# LGB equipment list



## biglouie (Jan 20, 2015)

I have been asked by the family of a dear friend who died this week to help them appraise his substantial collection of LGB trains. Wondering if anyone knows of a spreadsheet or database that might contain LGB equipment past and present. Any help or suggestions appreciated. All pieces have original boxes and most never run, only displayed.

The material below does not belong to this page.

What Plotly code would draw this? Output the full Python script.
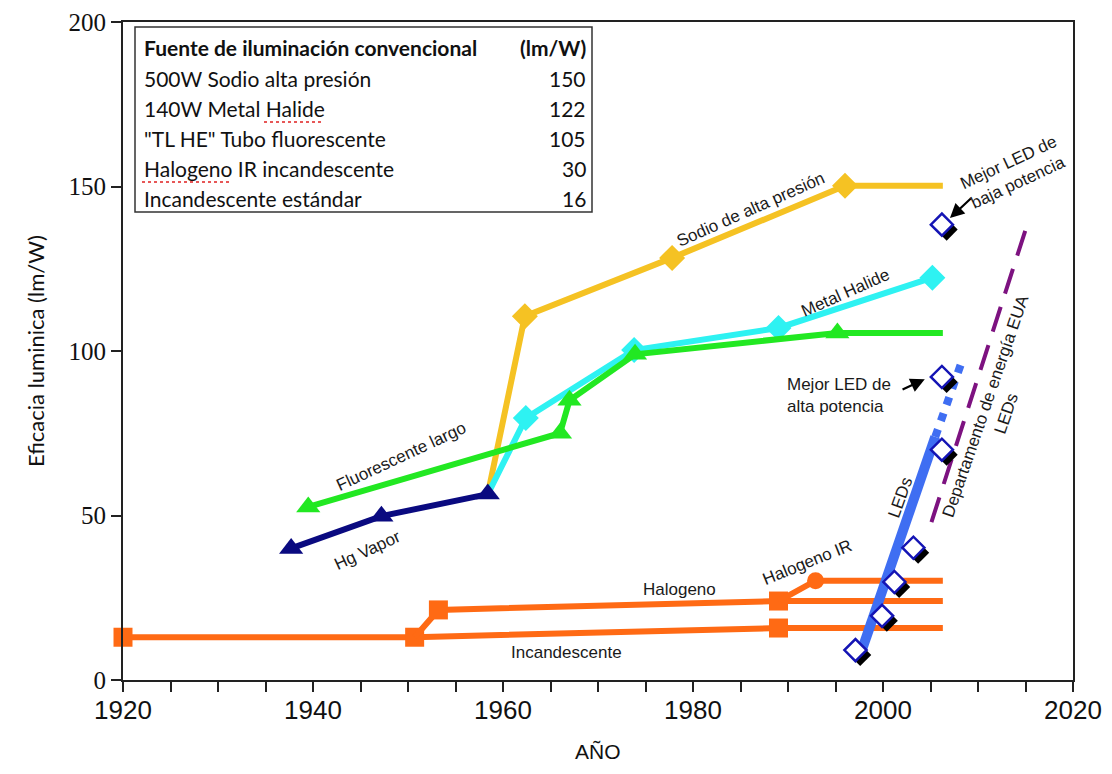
import plotly.graph_objects as go

# ---------------- data ----------------
hg_x = [1937.7, 1947.2, 1958.4]
hg_y = [40.0, 49.8, 56.5]

sodio_x = [1958.4, 1962.3, 1977.8, 1996.0, 2006.3]
sodio_y = [56.5, 110.6, 128.3, 150.2, 150.2]
sodio_mk = [0, 1, 1, 1, 0]

mh_x = [1958.4, 1962.4, 1973.8, 1989.0, 2005.2]
mh_y = [56.5, 79.6, 100.3, 107.0, 122.3]
mh_mk = [0, 1, 1, 1, 1]

fl_x = [1939.5, 1966.0, 1967.0, 1973.9, 1995.2, 2006.3]
fl_y = [52.6, 75.0, 85.0, 99.0, 105.5, 105.5]
fl_mk = [1, 1, 1, 1, 1, 0]

inc_x = [1920.0, 1950.7, 1989.0, 2006.3]
inc_y = [13.0, 13.0, 15.8, 15.8]
inc_mk = [1, 1, 1, 0]

hal_x = [1950.7, 1953.2, 1989.0, 2006.3]
hal_y = [13.0, 21.3, 24.0, 24.0]
hal_mk = [0, 1, 1, 0]

halir_x = [1989.0, 1992.9, 2006.3]
halir_y = [24.0, 30.2, 30.2]
halir_mk = [0, 1, 0]

led_x = [1997.1, 1999.9, 2001.2, 2003.2, 2006.2, 2006.2, 2006.2]
led_y = [9.1, 19.5, 29.8, 40.2, 70.0, 92.1, 138.4]

led_trend_x = [1997.4, 2005.5]
led_trend_y = [6.0, 73.9]
led_proj_x = [2005.5, 2008.2]
led_proj_y = [73.9, 96.0]

doe_x = [2005.1, 2015.0]
doe_y = [48.0, 136.8]

table_labels = ["500W Sodio alta presión", "140W Metal Halide", "\"TL HE\" Tubo fluorescente",
                "Halogeno IR incandescente", "Incandescente estándar"]
table_values = [150, 122, 105, 30, 16]
table_header = ["Fuente de iluminación convencional", "(lm/W)"]

x_ticks = [1920, 1940, 1960, 1980, 2000, 2020]
y_ticks = [0, 50, 100, 150, 200]

# ---------------- colours ----------------
C_ORANGE = "#FF6A14"
C_YELLOW = "#F5C223"
C_CYAN = "#2EF2F2"
C_GREEN = "#22E822"
C_NAVY = "#0A0A80"
C_BLUE = "#3F6EF2"
C_PURPLE = "#7D1280"

fig = go.Figure()

def series(x, y, color, symbol, size, mk, width=6):
    sizes = [size if m else 0 for m in mk]
    fig.add_trace(go.Scatter(
        x=x, y=y, mode="lines+markers",
        line=dict(color=color, width=width),
        marker=dict(symbol=symbol, size=sizes, color=color, opacity=1, line=dict(width=0)),
        cliponaxis=False, showlegend=False, hoverinfo="skip"))

# orange family
series(inc_x, inc_y, C_ORANGE, "square", 19, inc_mk)
series(hal_x, hal_y, C_ORANGE, "square", 19, hal_mk)
series(halir_x, halir_y, C_ORANGE, "circle", 17, halir_mk)

# high intensity lamps
series(sodio_x, sodio_y, C_YELLOW, "diamond", 20, sodio_mk)
series(mh_x, mh_y, C_CYAN, "diamond", 20, mh_mk)
series(fl_x, fl_y, C_GREEN, "triangle-up", 21, fl_mk)
series(hg_x, hg_y, C_NAVY, "triangle-up", 21, [1, 1, 1])

# DOE target
fig.add_trace(go.Scatter(x=doe_x, y=doe_y, mode="lines",
                         line=dict(color=C_PURPLE, width=4, dash="26px,14px"),
                         showlegend=False, hoverinfo="skip"))
# LED trend
fig.add_trace(go.Scatter(x=led_trend_x, y=led_trend_y, mode="lines",
                         line=dict(color=C_BLUE, width=10),
                         showlegend=False, hoverinfo="skip"))
fig.add_trace(go.Scatter(x=led_proj_x, y=led_proj_y, mode="lines",
                         line=dict(color=C_BLUE, width=8, dash="8px,9px"),
                         showlegend=False, hoverinfo="skip"))
# LED points: shadow + open diamond
fig.add_trace(go.Scatter(x=[v + 0.5 for v in led_x], y=[v - 1.5 for v in led_y], mode="markers",
                         marker=dict(symbol="diamond", size=17, color="#000000", opacity=1),
                         showlegend=False, hoverinfo="skip"))
fig.add_trace(go.Scatter(x=led_x, y=led_y, mode="markers",
                         marker=dict(symbol="diamond", size=17, color="white", opacity=1,
                                     line=dict(color="#1414B4", width=2.5)),
                         showlegend=False, hoverinfo="skip"))

# ---------------- annotations ----------------
LF = dict(family="Liberation Sans, Arial, sans-serif", size=17, color="#1a1a1a")
ann = []
def lab(text, x, y, angle=0, xanchor="center", align="center"):
    ann.append(dict(text=text, x=x, y=y, xref="x", yref="y", showarrow=False,
                    textangle=angle, font=LF, xanchor=xanchor, yanchor="middle", align=align))

lab("Sodio de alta presión", 1986.1, 142.9, -24)
lab("Metal Halide", 1996.1, 117.9, -24)
lab("Fluorescente largo", 1949.3, 67.8, -25)
lab("Hg Vapor", 1945.7, 39.4, -25)
lab("Halogeno", 1978.6, 27.4)
lab("Incandescente", 1966.7, 8.5)
lab("Halogeno IR", 1992.0, 35.8, -22)
lab("LEDs", 2001.8, 55.6, -70)
lab("Departamento de energía EUA<br>LEDs", 2011.9, 82.2, -71)
lab("Mejor LED de<br>baja potencia", 2013.7, 154.4, -25)
lab("Mejor LED de<br>alta potencia", 1989.7, 86.6, 0, xanchor="left", align="left")

# arrows
for hx, hy, tx, ty in [(2007.05, 140.4, 2009.4, 146.8), (2004.4, 91.4, 2001.9, 88.1)]:
    ann.append(dict(x=hx, y=hy, ax=tx, ay=ty, xref="x", yref="y", axref="x", ayref="y",
                    text="", showarrow=True, arrowhead=2, arrowsize=1.3, arrowwidth=2.2,
                    arrowcolor="black", standoff=0))

# table (positions in page pixels -> paper fractions)
TF = dict(family="Lato, Carlito, Calibri, sans-serif", size=21, color="#111111")
def px_x(px):
    return (px - 123) / 950.0
def px_y(py):
    return (680 - py) / 658.0

row_y = [48, 78, 108, 138, 168, 198]
def tcell(text, px, py, xanchor):
    ann.append(dict(text=text, x=px_x(px), y=px_y(py), xref="paper", yref="paper",
                    xanchor=xanchor, yanchor="middle", showarrow=False, font=TF))

tcell("<b>" + table_header[0] + "</b>", 142, row_y[0], "left")
tcell("<b>" + table_header[1] + "</b>", 588, row_y[0], "right")
for i, (lbl, val) in enumerate(zip(table_labels, table_values)):
    tcell(lbl, 142, row_y[i + 1], "left")
    tcell(str(val), 588, row_y[i + 1], "right")

# axis titles
ann.append(dict(text="Eficacia luminica (lm/W)", x=px_x(35), y=0.5, xref="paper", yref="paper",
                textangle=-90, showarrow=False, xanchor="center", yanchor="middle",
                font=dict(family="Lato, Carlito, sans-serif", size=22, color="#111")))
ann.append(dict(text="AÑO", x=0.5, y=px_y(751), xref="paper", yref="paper", showarrow=False,
                xanchor="center", yanchor="middle",
                font=dict(family="Liberation Sans, Arial", size=21, color="#111")))

shapes = [dict(type="rect", xref="paper", yref="paper", x0=px_x(135), x1=px_x(592),
               y0=px_y(212), y1=px_y(27), line=dict(color="#333", width=1.5), fillcolor="white",
               layer="below")]
for x0, x1, yy in [(264, 324, 122), (142, 232, 182)]:
    shapes.append(dict(type="line", xref="paper", yref="paper", x0=px_x(x0), x1=px_x(x1),
                       y0=px_y(yy), y1=px_y(yy), line=dict(color="#E02020", width=1.5, dash="dot")))

fig.update_layout(
    width=1096, height=758,
    margin=dict(l=115, r=31, t=14, b=86, autoexpand=False),
    plot_bgcolor="white", paper_bgcolor="white",
    annotations=ann, shapes=shapes,
    xaxis=dict(range=[1920, 2020], tickvals=x_ticks, ticks="outside", ticklen=10, tickwidth=1.5,
               tickcolor="#222", showline=True, linecolor="#222", linewidth=2, mirror=True,
               showgrid=False, zeroline=False, ticklabelstandoff=-4, automargin=False,
               minor=dict(dtick=5, tick0=1920, ticks="outside", ticklen=10, tickwidth=1.5, tickcolor="#222"),
               tickfont=dict(family="Liberation Sans, Arial", size=26, color="#111")),
    yaxis=dict(range=[0, 200], tickvals=y_ticks, ticks="outside", ticklen=10, tickwidth=1.5,
               tickcolor="#222", showline=True, linecolor="#222", linewidth=2, mirror=True,
               showgrid=False, zeroline=False, automargin=False,
               tickfont=dict(family="Liberation Serif, Times New Roman, serif", size=25, color="#111")),
)

fig.write_html("out.html")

Thanks for your time and consideration.

Louie


----------



## Big Ed (Jun 16, 2009)

biglouie said:


> I have been asked by the family of a dear friend who died this week to help them appraise his substantial collection of LGB trains. Wondering if anyone knows of a spreadsheet or database that might contain LGB equipment past and present. Any help or suggestions appreciated. All pieces have original boxes and most never run, only displayed.
> 
> Thanks for your time and consideration.
> 
> Louie



Can you list a few of the Locomotive numbers you have?
Off the box, list a few of the RR cars too ( called rolling stock) 
I may have a little help for you if they match what I found.


----------



## biglouie (Jan 20, 2015)

I will be making that list in mid June when i return to Texas where all equipment is. I understand both the motive power and rolling stock from experience with 1:1 scale and O scale so I should be able to create an organized list. When available, I will post.

Thanks,

Louie


----------



## DMASSO (Jul 25, 2015)

Check the sold listings on eBay to get a rough idea.
You may be better off with an auction house if it is too big a task.


----------



## biglouie (Jan 20, 2015)

*Any rule of thumb*

I have used Stouts for a couple of O scale purchases, so I will contact them. As far as used pricing, I know that there is a nearly infinite number of factors that determine market price. One of Herbert’s trains is the 4449 Daylight with 10 passenger cars. That set is not going to be easy to price. Never run, only displayed, and original boxes. How many people out there would spring for a train like that which might have been approaching 10k (?) new?


----------



## Gramps (Feb 28, 2016)

If all else fails you can try Trainz.com. I used them to sell my G scale. You send them a list and they will give you a price which includes shipping. Good luck.


----------



## biglouie (Jan 20, 2015)

*Excellent idea*

Had not thought of that approach. At least it would give them a wholesale value to start with. Now, how do I deal with the fact that I want ALL of them myself!!!!!!


----------